_Exercise description_
Quote from the first line below through the line that contains "width=325pt] (param) at", both included, and leave the pictures out.

_Recorded data_
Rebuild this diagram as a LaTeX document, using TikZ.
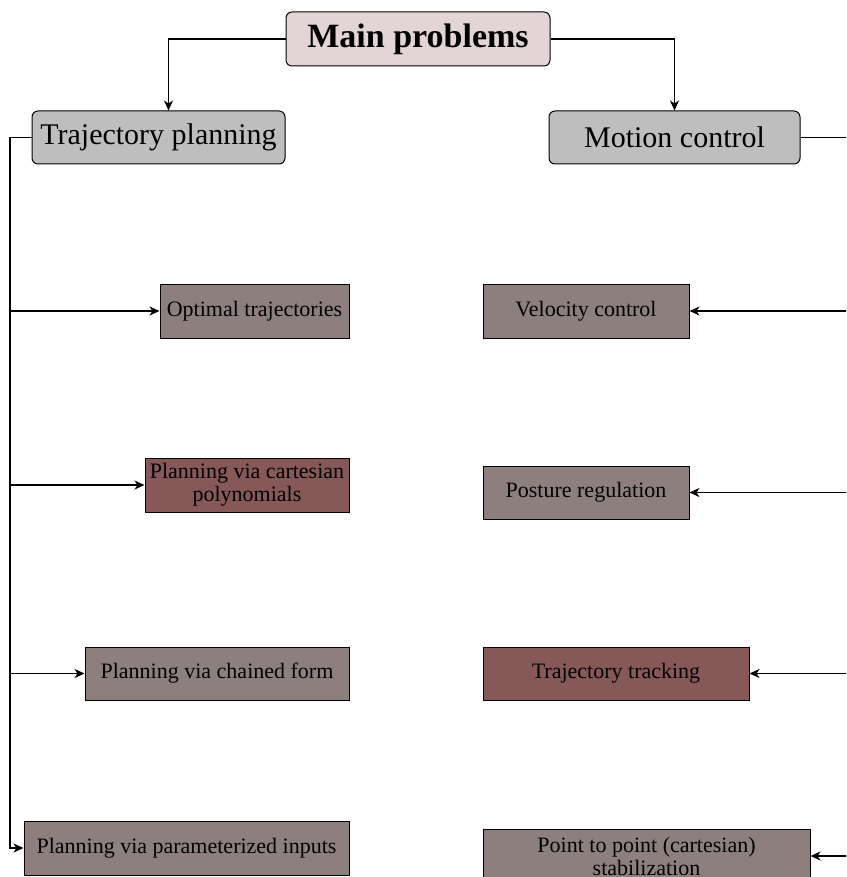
\documentclass[tikz,border=0pt]{standalone}
\usepackage{fontspec}
\setmainfont{Liberation Serif}
\usetikzlibrary{arrows.meta}

\definecolor{mainfill}{HTML}{E3D5D5}
\definecolor{groupfill}{HTML}{BEBEBE}
\definecolor{itemfill}{HTML}{8D7F7E}
\definecolor{hotfill}{HTML}{875858}

\begin{document}
\begin{tikzpicture}[x=1pt,y=-1pt,
    conn/.style={line width=1.8pt,-{Stealth[length=10pt,width=9pt,inset=3pt]}},
    wire/.style={line width=1.8pt},
    topbox/.style={draw,line width=1pt,rounded corners=6pt,fill=mainfill,inner sep=0pt,
      minimum width=264pt,minimum height=54pt,font=\fontsize{34}{36}\selectfont\bfseries},
    groupbox/.style={draw,line width=1pt,rounded corners=6pt,fill=groupfill,inner sep=0pt,
      minimum height=53pt,font=\fontsize{30}{32}\selectfont},
    itembox/.style={draw,line width=1pt,fill=itemfill,inner sep=0pt,align=center,
      minimum height=54pt,font=\fontsize{22}{23}\selectfont},
    hotbox/.style={itembox,fill=hotfill}]

    \clip (0,0) rectangle (846,877);
    \fill[white] (0,0) rectangle (846,877);

    \node[topbox] (main) at (418,39) {Main problems};
    \node[groupbox,minimum width=253pt] (traj) at (158.5,137.5) {Trajectory planning};
    \node[groupbox,minimum width=251pt] (motion) at (674.5,137.5) {Motion control};

    \node[itembox,minimum width=189pt] (opt) at (254.5,311) {Optimal trajectories};
    \node[hotbox,minimum width=204pt] (cart) at (247,485) {Planning via cartesian\\polynomials};
    \node[itembox,minimum width=264pt,minimum height=53pt] (chain) at (217,673.5) {Planning via chained form};
    \node[itembox,minimum width=325pt] (param) at (186.5,848) {Planning via parameterized inputs};

    \node[itembox,minimum width=206pt] (vel) at (586,311) {Velocity control};
    \node[itembox,minimum width=206pt,minimum height=53pt] (post) at (586,492.5) {Posture regulation};
    \node[hotbox,minimum width=266pt,minimum height=53pt] (track) at (616,673.5) {Trajectory tracking};
    \node[itembox,minimum width=327pt] (p2p) at (646.5,856) {Point to point (cartesian)\\stabilization};

    \draw[conn] (main.west) -| ([xshift=10pt]traj.north);
    \draw[conn] (main.east) -| (motion.north);

    % left bus
    \coordinate (lbus) at (10,0);
    \draw[conn] (traj.west) -- (lbus |- traj.west) |- (param.west);
    \draw[conn] (lbus |- opt.west) -- (opt.west);
    \draw[conn] (lbus |- cart.west) -- (cart.west);
    \draw[conn] (lbus |- chain.west) -- (chain.west);

    % right bus
    \coordinate (rbus) at (872,0);
    \draw[wire] (motion.east) -- (rbus |- motion.east) -- (rbus |- p2p.east);
    \draw[conn] (rbus |- vel.east) -- (vel.east);
    \draw[conn] (rbus |- post.east) -- (post.east);
    \draw[conn] (rbus |- track.east) -- (track.east);
    \draw[conn] (rbus |- p2p.east) -- (p2p.east);

  \end{tikzpicture}
\end{document}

_Full response_
Rebuild this diagram as a LaTeX document, using TikZ.
\documentclass[tikz,border=0pt]{standalone}
\usepackage{fontspec}
\setmainfont{Liberation Serif}
\usetikzlibrary{arrows.meta}

\definecolor{mainfill}{HTML}{E3D5D5}
\definecolor{groupfill}{HTML}{BEBEBE}
\definecolor{itemfill}{HTML}{8D7F7E}
\definecolor{hotfill}{HTML}{875858}

\begin{document}
\begin{tikzpicture}[x=1pt,y=-1pt,
    conn/.style={line width=1.8pt,-{Stealth[length=10pt,width=9pt,inset=3pt]}},
    wire/.style={line width=1.8pt},
    topbox/.style={draw,line width=1pt,rounded corners=6pt,fill=mainfill,inner sep=0pt,
      minimum width=264pt,minimum height=54pt,font=\fontsize{34}{36}\selectfont\bfseries},
    groupbox/.style={draw,line width=1pt,rounded corners=6pt,fill=groupfill,inner sep=0pt,
      minimum height=53pt,font=\fontsize{30}{32}\selectfont},
    itembox/.style={draw,line width=1pt,fill=itemfill,inner sep=0pt,align=center,
      minimum height=54pt,font=\fontsize{22}{23}\selectfont},
    hotbox/.style={itembox,fill=hotfill}]

    \clip (0,0) rectangle (846,877);
    \fill[white] (0,0) rectangle (846,877);

    \node[topbox] (main) at (418,39) {Main problems};
    \node[groupbox,minimum width=253pt] (traj) at (158.5,137.5) {Trajectory planning};
    \node[groupbox,minimum width=251pt] (motion) at (674.5,137.5) {Motion control};

    \node[itembox,minimum width=189pt] (opt) at (254.5,311) {Optimal trajectories};
    \node[hotbox,minimum width=204pt] (cart) at (247,485) {Planning via cartesian\\polynomials};
    \node[itembox,minimum width=264pt,minimum height=53pt] (chain) at (217,673.5) {Planning via chained form};
    \node[itembox,minimum width=325pt] (param) at (186.5,848) {Planning via parameterized inputs};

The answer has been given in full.